RECORDS FOR THE TASK:
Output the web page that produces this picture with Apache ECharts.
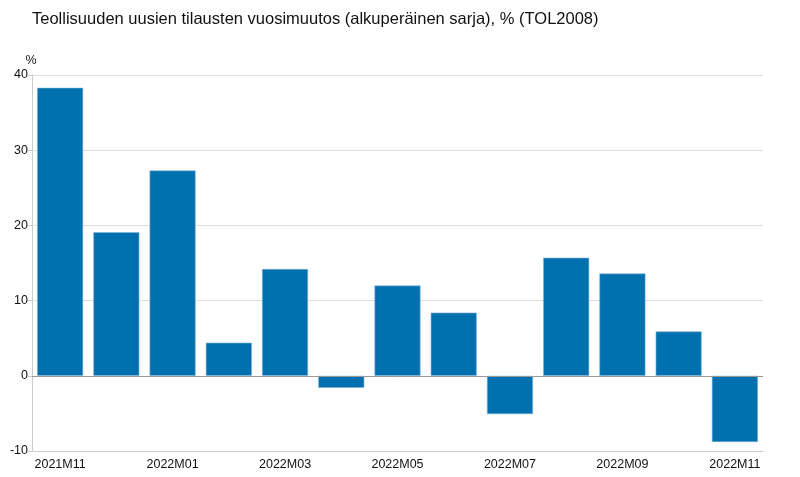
<!DOCTYPE html>
<html><head><meta charset="utf-8">
<script src="https://cdn.jsdelivr.net/npm/echarts@6/dist/echarts.min.js"></script>
<style>html,body{margin:0;padding:0;background:#fff}#c{width:800px;height:477px}</style>
</head><body><div id="c"></div>
<script>
const titleText = 'Teollisuuden uusien tilausten vuosimuutos (alkuperäinen sarja), % (TOL2008)';
const categories = ['2021M11','2021M12','2022M01','2022M02','2022M03','2022M04','2022M05','2022M06','2022M07','2022M08','2022M09','2022M10','2022M11'];
const values = [38.3, 19.1, 27.3, 4.4, 14.2, -1.6, 12.0, 8.4, -5.1, 15.7, 13.6, 5.9, -8.8];
const yTicks = {min: -10, max: 40, interval: 10};
const unit = '%';

const chart = echarts.init(document.getElementById('c'), null, {renderer: 'canvas'});
const font = 'Liberation Sans, Arial, sans-serif';
chart.setOption({
  animation: false,
  title: {text: titleText, left: 27, top: 6, textStyle: {fontFamily: font, fontSize: 16.5, fontWeight: 'normal', color: '#111'}},
  grid: {left: 32, right: 37, top: 75, bottom: 26, containLabel: false},
  xAxis: {
    type: 'category', data: categories, boundaryGap: true,
    axisLine: {onZero: false, lineStyle: {color: '#ccc', width: 1}},
    axisTick: {show: false},
    axisLabel: {interval: 1, fontFamily: font, fontSize: 12.5, color: '#111', margin: 7}
  },
  yAxis: {
    type: 'value', min: yTicks.min, max: yTicks.max, interval: yTicks.interval,
    name: unit, nameLocation: 'end', nameGap: 8,
    nameTextStyle: {fontFamily: font, fontSize: 12.5, color: '#111', align: 'center', padding: [0, 0, 0, -2]},
    axisLine: {show: true, lineStyle: {color: '#ccc'}},
    axisTick: {show: true, length: 4, lineStyle: {color: '#ccc'}},
    axisLabel: {fontFamily: font, fontSize: 12.5, color: '#111', margin: 4},
    splitLine: {lineStyle: {color: '#ddd'}}
  },
  series: [{
    type: 'bar', data: values, barWidth: 46,
    itemStyle: {color: '#0071ae', borderColor: '#7fb2d6', borderWidth: 0.6},
    markLine: {silent: true, symbol: 'none', label: {show: false},
      lineStyle: {color: '#999', type: 'solid', width: 1},
      data: [{yAxis: 0}]}
  }]
});
</script></body></html>
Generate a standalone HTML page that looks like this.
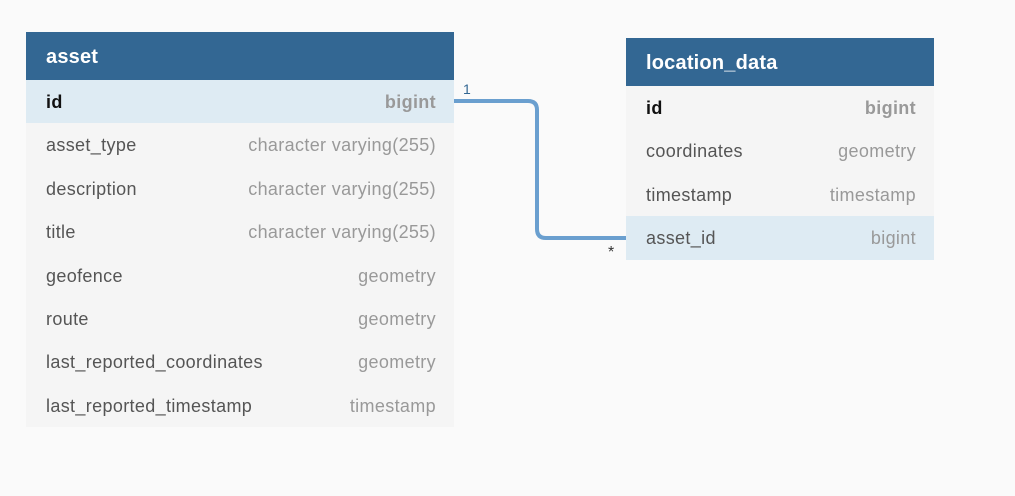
<!DOCTYPE html>
<html><head><style>
body{margin:0;width:1015px;height:496px;background:#fafafa;font-family:"Liberation Sans",sans-serif;position:relative;overflow:hidden}
.t{position:absolute;background:#f5f5f5}
.h{height:48px;background:#336793;color:#fff;font-weight:bold;font-size:20px;line-height:50px;padding-left:20px;box-sizing:border-box;letter-spacing:0.2px}
.r{height:43.4px;line-height:45px;font-size:18px;letter-spacing:0.35px;color:#555;padding:0 18px 0 20px;display:flex;justify-content:space-between;box-sizing:border-box}
.r span:last-child{color:#999}
.k{background:#deebf3}
.b{font-weight:bold;color:#111}
.b span:last-child{color:#999}
</style></head><body>
<div class="t" style="left:26px;top:32px;width:428px">
<div class="h">asset</div>
<div class="r k b"><span>id</span><span>bigint</span></div>
<div class="r"><span>asset_type</span><span>character varying(255)</span></div>
<div class="r"><span>description</span><span>character varying(255)</span></div>
<div class="r"><span>title</span><span>character varying(255)</span></div>
<div class="r"><span>geofence</span><span>geometry</span></div>
<div class="r"><span>route</span><span>geometry</span></div>
<div class="r"><span>last_reported_coordinates</span><span>geometry</span></div>
<div class="r"><span>last_reported_timestamp</span><span>timestamp</span></div>
</div>
<div class="t" style="left:626px;top:38px;width:308px">
<div class="h">location_data</div>
<div class="r b"><span>id</span><span>bigint</span></div>
<div class="r"><span>coordinates</span><span>geometry</span></div>
<div class="r"><span>timestamp</span><span>timestamp</span></div>
<div class="r k"><span>asset_id</span><span>bigint</span></div>
</div>
<svg style="position:absolute;left:0;top:0" width="1015" height="496">
<path d="M454 101 H528 Q537 101 537 110 V229 Q537 238 546 238 H626" fill="none" stroke="#6a9fcf" stroke-width="4"/>
<text x="463" y="94" font-size="14" fill="#336793" font-family="Liberation Sans">1</text>
<text x="608" y="257" font-size="16" fill="#333" font-family="Liberation Sans">*</text>
</svg>
</body></html>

WHAT IS EXPECTED: Print, exactly as written, the lines above from the first one to the one containing "const unit = '%';". Leave out pictures.

RESULT OF THE EXERCISE:
Output the web page that produces this picture with Apache ECharts.
<!DOCTYPE html>
<html><head><meta charset="utf-8">
<script src="https://cdn.jsdelivr.net/npm/echarts@6/dist/echarts.min.js"></script>
<style>html,body{margin:0;padding:0;background:#fff}#c{width:800px;height:477px}</style>
</head><body><div id="c"></div>
<script>
const titleText = 'Teollisuuden uusien tilausten vuosimuutos (alkuperäinen sarja), % (TOL2008)';
const categories = ['2021M11','2021M12','2022M01','2022M02','2022M03','2022M04','2022M05','2022M06','2022M07','2022M08','2022M09','2022M10','2022M11'];
const values = [38.3, 19.1, 27.3, 4.4, 14.2, -1.6, 12.0, 8.4, -5.1, 15.7, 13.6, 5.9, -8.8];
const yTicks = {min: -10, max: 40, interval: 10};
const unit = '%';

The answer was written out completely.